## Given exercise
The material below has pictures in it. Set down only the lines from the line containing "Recreate this image" through the line containing "capsize=21.5, capthick=1.5, zorder=2)", word for word, and leave the pictures behind.

(begin)

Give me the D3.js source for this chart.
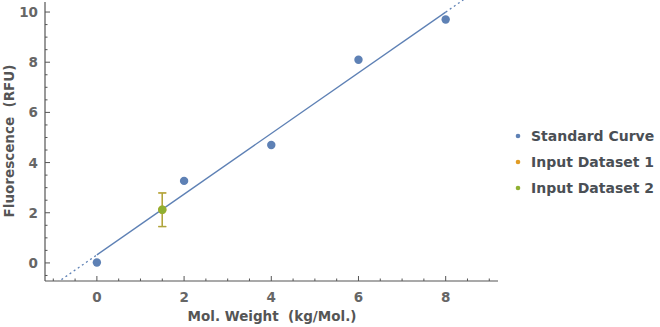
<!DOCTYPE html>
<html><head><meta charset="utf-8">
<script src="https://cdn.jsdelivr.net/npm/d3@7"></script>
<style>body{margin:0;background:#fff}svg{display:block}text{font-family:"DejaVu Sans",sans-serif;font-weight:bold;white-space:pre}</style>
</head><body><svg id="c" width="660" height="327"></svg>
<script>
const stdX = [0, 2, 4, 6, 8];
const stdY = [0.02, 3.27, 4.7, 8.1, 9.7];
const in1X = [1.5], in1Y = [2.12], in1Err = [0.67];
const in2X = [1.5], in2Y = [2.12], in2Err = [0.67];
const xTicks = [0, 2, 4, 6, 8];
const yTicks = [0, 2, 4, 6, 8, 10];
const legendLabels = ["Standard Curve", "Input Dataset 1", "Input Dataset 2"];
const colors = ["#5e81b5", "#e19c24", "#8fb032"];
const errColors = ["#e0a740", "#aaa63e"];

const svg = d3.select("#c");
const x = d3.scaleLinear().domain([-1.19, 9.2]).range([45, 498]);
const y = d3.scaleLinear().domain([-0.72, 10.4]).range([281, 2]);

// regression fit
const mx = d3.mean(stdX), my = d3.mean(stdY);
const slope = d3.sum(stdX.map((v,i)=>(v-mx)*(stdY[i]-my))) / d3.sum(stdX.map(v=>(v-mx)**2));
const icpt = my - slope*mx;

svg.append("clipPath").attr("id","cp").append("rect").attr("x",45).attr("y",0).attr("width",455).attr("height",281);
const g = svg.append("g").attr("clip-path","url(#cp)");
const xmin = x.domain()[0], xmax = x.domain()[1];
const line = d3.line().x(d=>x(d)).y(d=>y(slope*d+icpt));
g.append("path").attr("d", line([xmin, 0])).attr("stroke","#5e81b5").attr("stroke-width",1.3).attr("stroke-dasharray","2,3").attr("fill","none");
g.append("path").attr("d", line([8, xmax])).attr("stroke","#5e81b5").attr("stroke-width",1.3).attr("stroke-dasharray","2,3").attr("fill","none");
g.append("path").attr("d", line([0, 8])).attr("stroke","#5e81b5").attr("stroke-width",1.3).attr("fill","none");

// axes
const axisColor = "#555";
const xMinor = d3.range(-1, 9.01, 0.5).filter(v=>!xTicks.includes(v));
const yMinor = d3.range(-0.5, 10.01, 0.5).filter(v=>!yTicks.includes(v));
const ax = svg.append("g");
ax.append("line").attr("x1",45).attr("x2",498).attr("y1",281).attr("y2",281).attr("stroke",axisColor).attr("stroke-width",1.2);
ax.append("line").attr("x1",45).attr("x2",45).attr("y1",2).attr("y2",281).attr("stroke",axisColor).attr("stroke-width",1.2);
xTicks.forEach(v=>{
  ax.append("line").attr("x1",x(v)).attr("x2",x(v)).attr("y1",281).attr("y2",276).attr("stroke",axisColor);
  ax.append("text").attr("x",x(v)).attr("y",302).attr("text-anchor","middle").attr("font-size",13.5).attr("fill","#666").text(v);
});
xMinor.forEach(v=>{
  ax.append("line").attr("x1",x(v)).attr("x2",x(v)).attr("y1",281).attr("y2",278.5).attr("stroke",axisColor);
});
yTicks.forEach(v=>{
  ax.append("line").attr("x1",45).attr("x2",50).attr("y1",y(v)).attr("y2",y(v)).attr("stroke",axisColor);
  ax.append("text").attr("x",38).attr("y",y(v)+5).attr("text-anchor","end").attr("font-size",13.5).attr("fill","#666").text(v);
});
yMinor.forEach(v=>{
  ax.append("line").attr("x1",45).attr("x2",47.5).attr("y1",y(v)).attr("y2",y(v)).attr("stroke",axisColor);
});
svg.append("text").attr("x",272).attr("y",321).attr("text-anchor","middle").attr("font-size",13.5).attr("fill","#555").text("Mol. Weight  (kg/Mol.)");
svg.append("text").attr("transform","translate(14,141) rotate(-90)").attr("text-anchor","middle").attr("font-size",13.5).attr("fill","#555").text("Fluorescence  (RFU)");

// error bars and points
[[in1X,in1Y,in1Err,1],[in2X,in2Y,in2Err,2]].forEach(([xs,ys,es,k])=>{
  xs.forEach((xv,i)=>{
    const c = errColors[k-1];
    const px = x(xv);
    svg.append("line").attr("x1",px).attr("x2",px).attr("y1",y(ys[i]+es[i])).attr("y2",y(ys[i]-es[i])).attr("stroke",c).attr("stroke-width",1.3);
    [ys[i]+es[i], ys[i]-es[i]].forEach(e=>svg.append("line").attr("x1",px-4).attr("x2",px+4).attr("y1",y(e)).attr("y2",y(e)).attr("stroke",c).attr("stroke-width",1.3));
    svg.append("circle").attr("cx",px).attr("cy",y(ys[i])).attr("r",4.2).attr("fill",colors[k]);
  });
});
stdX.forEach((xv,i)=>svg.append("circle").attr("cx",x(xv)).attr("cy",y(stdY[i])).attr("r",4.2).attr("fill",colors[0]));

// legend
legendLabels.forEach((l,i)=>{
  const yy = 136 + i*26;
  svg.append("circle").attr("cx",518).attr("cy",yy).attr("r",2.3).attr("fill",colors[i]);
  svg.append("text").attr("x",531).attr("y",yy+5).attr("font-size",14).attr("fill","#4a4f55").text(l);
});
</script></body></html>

(end)
(begin)

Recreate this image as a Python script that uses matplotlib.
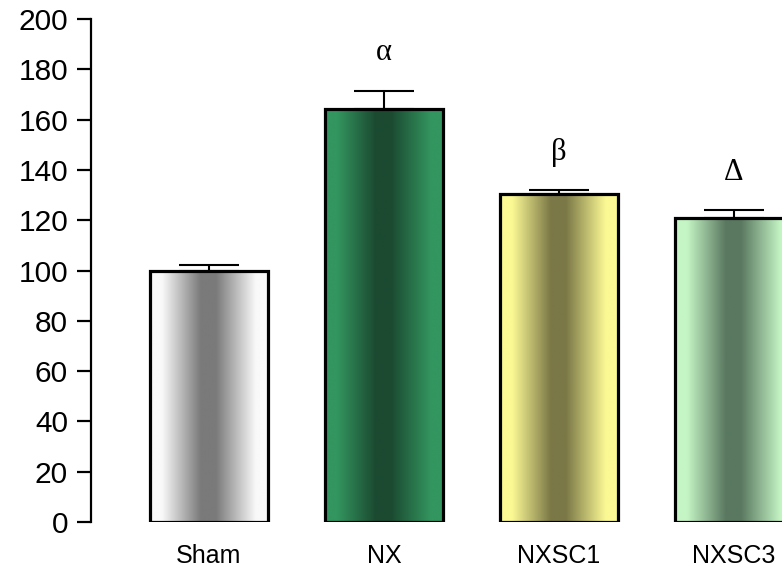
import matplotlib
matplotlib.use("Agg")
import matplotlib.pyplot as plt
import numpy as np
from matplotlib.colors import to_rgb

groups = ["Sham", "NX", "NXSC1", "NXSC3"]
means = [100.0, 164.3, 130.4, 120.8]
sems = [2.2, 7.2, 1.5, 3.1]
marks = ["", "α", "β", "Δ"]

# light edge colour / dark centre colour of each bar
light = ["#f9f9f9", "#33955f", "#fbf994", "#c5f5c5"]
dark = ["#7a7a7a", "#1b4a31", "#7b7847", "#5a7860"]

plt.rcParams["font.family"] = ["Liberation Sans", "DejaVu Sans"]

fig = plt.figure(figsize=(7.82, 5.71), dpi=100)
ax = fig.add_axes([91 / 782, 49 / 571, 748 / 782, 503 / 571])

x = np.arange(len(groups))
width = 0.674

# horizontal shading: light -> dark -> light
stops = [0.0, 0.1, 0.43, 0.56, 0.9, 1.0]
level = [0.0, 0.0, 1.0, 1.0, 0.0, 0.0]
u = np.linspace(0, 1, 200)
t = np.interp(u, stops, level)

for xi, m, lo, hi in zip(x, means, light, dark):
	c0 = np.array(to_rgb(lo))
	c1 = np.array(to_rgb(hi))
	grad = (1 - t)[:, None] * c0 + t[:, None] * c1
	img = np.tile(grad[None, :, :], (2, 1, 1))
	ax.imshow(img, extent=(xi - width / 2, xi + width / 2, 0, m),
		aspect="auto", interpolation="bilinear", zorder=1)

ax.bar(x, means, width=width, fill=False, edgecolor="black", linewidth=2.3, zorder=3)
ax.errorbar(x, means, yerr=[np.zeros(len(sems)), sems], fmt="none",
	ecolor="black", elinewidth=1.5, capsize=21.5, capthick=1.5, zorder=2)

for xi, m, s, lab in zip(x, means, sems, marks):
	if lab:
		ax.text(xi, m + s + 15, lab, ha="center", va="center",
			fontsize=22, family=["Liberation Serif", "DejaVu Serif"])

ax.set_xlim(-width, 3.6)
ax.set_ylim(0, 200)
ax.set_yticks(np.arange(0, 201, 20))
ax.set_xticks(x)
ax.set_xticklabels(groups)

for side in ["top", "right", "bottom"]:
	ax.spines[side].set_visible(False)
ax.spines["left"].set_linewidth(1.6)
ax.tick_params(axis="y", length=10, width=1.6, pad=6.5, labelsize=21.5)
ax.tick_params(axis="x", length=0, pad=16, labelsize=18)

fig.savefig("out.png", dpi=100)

(end)

## Output for this task
Recreate this image as a Python script that uses matplotlib.
import matplotlib
matplotlib.use("Agg")
import matplotlib.pyplot as plt
import numpy as np
from matplotlib.colors import to_rgb

groups = ["Sham", "NX", "NXSC1", "NXSC3"]
means = [100.0, 164.3, 130.4, 120.8]
sems = [2.2, 7.2, 1.5, 3.1]
marks = ["", "α", "β", "Δ"]

# light edge colour / dark centre colour of each bar
light = ["#f9f9f9", "#33955f", "#fbf994", "#c5f5c5"]
dark = ["#7a7a7a", "#1b4a31", "#7b7847", "#5a7860"]

plt.rcParams["font.family"] = ["Liberation Sans", "DejaVu Sans"]

fig = plt.figure(figsize=(7.82, 5.71), dpi=100)
ax = fig.add_axes([91 / 782, 49 / 571, 748 / 782, 503 / 571])

x = np.arange(len(groups))
width = 0.674

# horizontal shading: light -> dark -> light
stops = [0.0, 0.1, 0.43, 0.56, 0.9, 1.0]
level = [0.0, 0.0, 1.0, 1.0, 0.0, 0.0]
u = np.linspace(0, 1, 200)
t = np.interp(u, stops, level)

for xi, m, lo, hi in zip(x, means, light, dark):
	c0 = np.array(to_rgb(lo))
	c1 = np.array(to_rgb(hi))
	grad = (1 - t)[:, None] * c0 + t[:, None] * c1
	img = np.tile(grad[None, :, :], (2, 1, 1))
	ax.imshow(img, extent=(xi - width / 2, xi + width / 2, 0, m),
		aspect="auto", interpolation="bilinear", zorder=1)

ax.bar(x, means, width=width, fill=False, edgecolor="black", linewidth=2.3, zorder=3)
ax.errorbar(x, means, yerr=[np.zeros(len(sems)), sems], fmt="none",
	ecolor="black", elinewidth=1.5, capsize=21.5, capthick=1.5, zorder=2)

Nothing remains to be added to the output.